◆ Short task ◆
Copy out every line exactly, passing over the pictures.

━━━━━━━━━━

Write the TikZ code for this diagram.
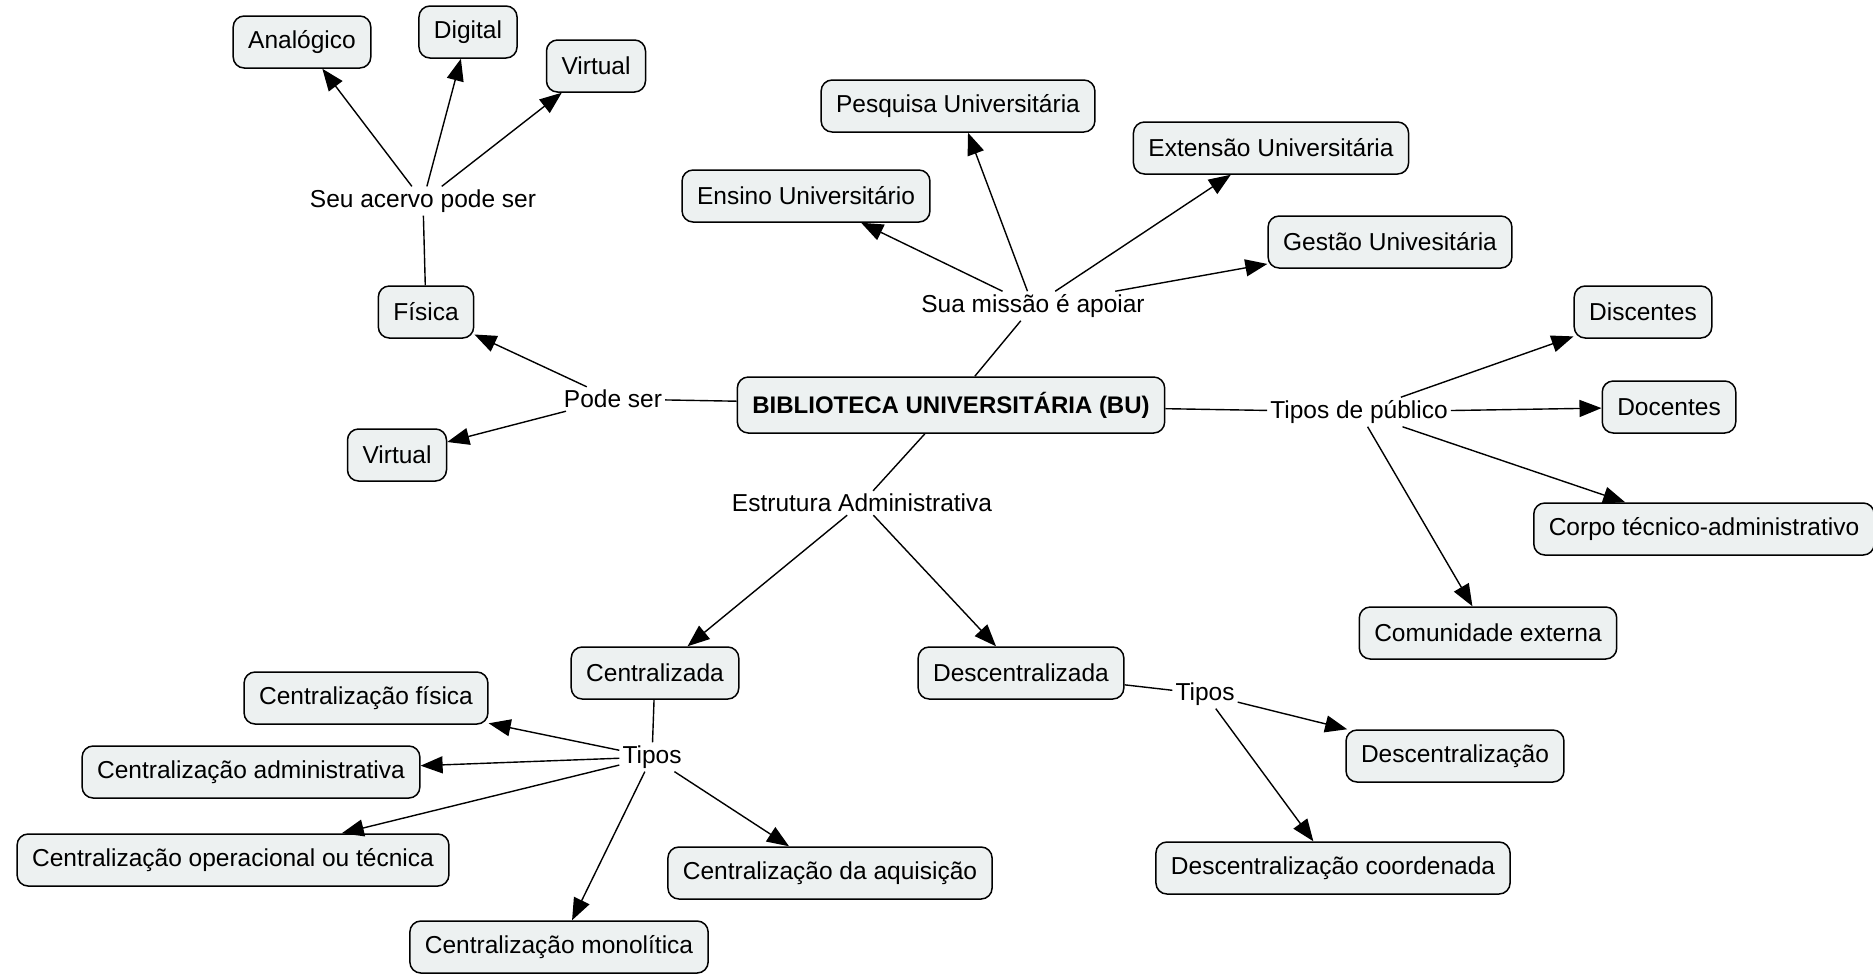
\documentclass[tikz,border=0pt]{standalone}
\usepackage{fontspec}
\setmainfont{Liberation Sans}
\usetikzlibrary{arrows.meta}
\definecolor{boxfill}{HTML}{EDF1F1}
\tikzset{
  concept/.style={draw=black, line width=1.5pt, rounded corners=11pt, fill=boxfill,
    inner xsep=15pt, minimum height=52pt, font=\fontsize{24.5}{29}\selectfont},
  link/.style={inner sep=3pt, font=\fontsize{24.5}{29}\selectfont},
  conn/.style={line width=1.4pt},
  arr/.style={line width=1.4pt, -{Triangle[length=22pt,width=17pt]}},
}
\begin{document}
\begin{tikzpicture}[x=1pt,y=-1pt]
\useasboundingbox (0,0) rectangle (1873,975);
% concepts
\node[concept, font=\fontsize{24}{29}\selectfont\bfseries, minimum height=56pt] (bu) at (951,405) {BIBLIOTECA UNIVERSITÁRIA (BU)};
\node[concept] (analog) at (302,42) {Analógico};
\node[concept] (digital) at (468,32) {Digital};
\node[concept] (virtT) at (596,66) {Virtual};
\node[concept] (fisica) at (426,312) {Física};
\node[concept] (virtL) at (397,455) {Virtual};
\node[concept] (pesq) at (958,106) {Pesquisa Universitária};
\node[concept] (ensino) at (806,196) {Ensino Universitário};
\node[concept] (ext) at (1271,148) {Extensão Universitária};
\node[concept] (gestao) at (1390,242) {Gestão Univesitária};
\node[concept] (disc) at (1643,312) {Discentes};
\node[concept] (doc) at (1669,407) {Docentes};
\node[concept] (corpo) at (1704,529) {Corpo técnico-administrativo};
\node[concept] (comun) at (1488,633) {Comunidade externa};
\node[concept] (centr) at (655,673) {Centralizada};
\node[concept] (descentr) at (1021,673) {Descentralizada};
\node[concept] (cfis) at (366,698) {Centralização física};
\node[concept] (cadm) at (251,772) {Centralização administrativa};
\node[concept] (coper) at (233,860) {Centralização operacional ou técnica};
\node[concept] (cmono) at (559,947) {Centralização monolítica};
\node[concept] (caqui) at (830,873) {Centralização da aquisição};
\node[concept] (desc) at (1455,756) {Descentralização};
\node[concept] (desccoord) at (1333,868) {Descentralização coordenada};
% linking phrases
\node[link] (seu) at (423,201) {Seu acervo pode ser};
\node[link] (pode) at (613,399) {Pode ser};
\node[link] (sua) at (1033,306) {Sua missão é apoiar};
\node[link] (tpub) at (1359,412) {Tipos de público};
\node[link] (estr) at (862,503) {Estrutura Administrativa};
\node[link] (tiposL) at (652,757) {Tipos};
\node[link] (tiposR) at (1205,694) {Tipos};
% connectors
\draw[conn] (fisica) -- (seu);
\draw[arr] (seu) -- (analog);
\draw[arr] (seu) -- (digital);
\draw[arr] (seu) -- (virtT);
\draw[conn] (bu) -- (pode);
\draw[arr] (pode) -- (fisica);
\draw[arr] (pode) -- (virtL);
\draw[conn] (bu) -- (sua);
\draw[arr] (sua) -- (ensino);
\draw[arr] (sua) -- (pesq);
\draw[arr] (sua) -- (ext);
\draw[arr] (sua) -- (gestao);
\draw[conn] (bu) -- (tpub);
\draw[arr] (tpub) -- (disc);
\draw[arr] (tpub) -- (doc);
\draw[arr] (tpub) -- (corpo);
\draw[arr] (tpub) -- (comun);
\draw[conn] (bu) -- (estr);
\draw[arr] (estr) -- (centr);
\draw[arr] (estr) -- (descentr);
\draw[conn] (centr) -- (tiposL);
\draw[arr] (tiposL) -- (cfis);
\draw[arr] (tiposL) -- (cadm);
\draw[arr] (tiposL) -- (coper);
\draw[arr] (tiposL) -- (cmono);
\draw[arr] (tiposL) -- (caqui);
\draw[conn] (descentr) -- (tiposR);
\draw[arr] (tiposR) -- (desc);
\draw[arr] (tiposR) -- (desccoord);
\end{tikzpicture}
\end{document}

━━━━━━━━━━

◆ Solution to the problem ◆
Write the TikZ code for this diagram.
\documentclass[tikz,border=0pt]{standalone}
\usepackage{fontspec}
\setmainfont{Liberation Sans}
\usetikzlibrary{arrows.meta}
\definecolor{boxfill}{HTML}{EDF1F1}
\tikzset{
  concept/.style={draw=black, line width=1.5pt, rounded corners=11pt, fill=boxfill,
    inner xsep=15pt, minimum height=52pt, font=\fontsize{24.5}{29}\selectfont},
  link/.style={inner sep=3pt, font=\fontsize{24.5}{29}\selectfont},
  conn/.style={line width=1.4pt},
  arr/.style={line width=1.4pt, -{Triangle[length=22pt,width=17pt]}},
}
\begin{document}
\begin{tikzpicture}[x=1pt,y=-1pt]
\useasboundingbox (0,0) rectangle (1873,975);
% concepts
\node[concept, font=\fontsize{24}{29}\selectfont\bfseries, minimum height=56pt] (bu) at (951,405) {BIBLIOTECA UNIVERSITÁRIA (BU)};
\node[concept] (analog) at (302,42) {Analógico};
\node[concept] (digital) at (468,32) {Digital};
\node[concept] (virtT) at (596,66) {Virtual};
\node[concept] (fisica) at (426,312) {Física};
\node[concept] (virtL) at (397,455) {Virtual};
\node[concept] (pesq) at (958,106) {Pesquisa Universitária};
\node[concept] (ensino) at (806,196) {Ensino Universitário};
\node[concept] (ext) at (1271,148) {Extensão Universitária};
\node[concept] (gestao) at (1390,242) {Gestão Univesitária};
\node[concept] (disc) at (1643,312) {Discentes};
\node[concept] (doc) at (1669,407) {Docentes};
\node[concept] (corpo) at (1704,529) {Corpo técnico-administrativo};
\node[concept] (comun) at (1488,633) {Comunidade externa};
\node[concept] (centr) at (655,673) {Centralizada};
\node[concept] (descentr) at (1021,673) {Descentralizada};
\node[concept] (cfis) at (366,698) {Centralização física};
\node[concept] (cadm) at (251,772) {Centralização administrativa};
\node[concept] (coper) at (233,860) {Centralização operacional ou técnica};
\node[concept] (cmono) at (559,947) {Centralização monolítica};
\node[concept] (caqui) at (830,873) {Centralização da aquisição};
\node[concept] (desc) at (1455,756) {Descentralização};
\node[concept] (desccoord) at (1333,868) {Descentralização coordenada};
% linking phrases
\node[link] (seu) at (423,201) {Seu acervo pode ser};
\node[link] (pode) at (613,399) {Pode ser};
\node[link] (sua) at (1033,306) {Sua missão é apoiar};
\node[link] (tpub) at (1359,412) {Tipos de público};
\node[link] (estr) at (862,503) {Estrutura Administrativa};
\node[link] (tiposL) at (652,757) {Tipos};
\node[link] (tiposR) at (1205,694) {Tipos};
% connectors
\draw[conn] (fisica) -- (seu);
\draw[arr] (seu) -- (analog);
\draw[arr] (seu) -- (digital);
\draw[arr] (seu) -- (virtT);
\draw[conn] (bu) -- (pode);
\draw[arr] (pode) -- (fisica);
\draw[arr] (pode) -- (virtL);
\draw[conn] (bu) -- (sua);
\draw[arr] (sua) -- (ensino);
\draw[arr] (sua) -- (pesq);
\draw[arr] (sua) -- (ext);
\draw[arr] (sua) -- (gestao);
\draw[conn] (bu) -- (tpub);
\draw[arr] (tpub) -- (disc);
\draw[arr] (tpub) -- (doc);
\draw[arr] (tpub) -- (corpo);
\draw[arr] (tpub) -- (comun);
\draw[conn] (bu) -- (estr);
\draw[arr] (estr) -- (centr);
\draw[arr] (estr) -- (descentr);
\draw[conn] (centr) -- (tiposL);
\draw[arr] (tiposL) -- (cfis);
\draw[arr] (tiposL) -- (cadm);
\draw[arr] (tiposL) -- (coper);
\draw[arr] (tiposL) -- (cmono);
\draw[arr] (tiposL) -- (caqui);
\draw[conn] (descentr) -- (tiposR);
\draw[arr] (tiposR) -- (desc);
\draw[arr] (tiposR) -- (desccoord);
\end{tikzpicture}
\end{document}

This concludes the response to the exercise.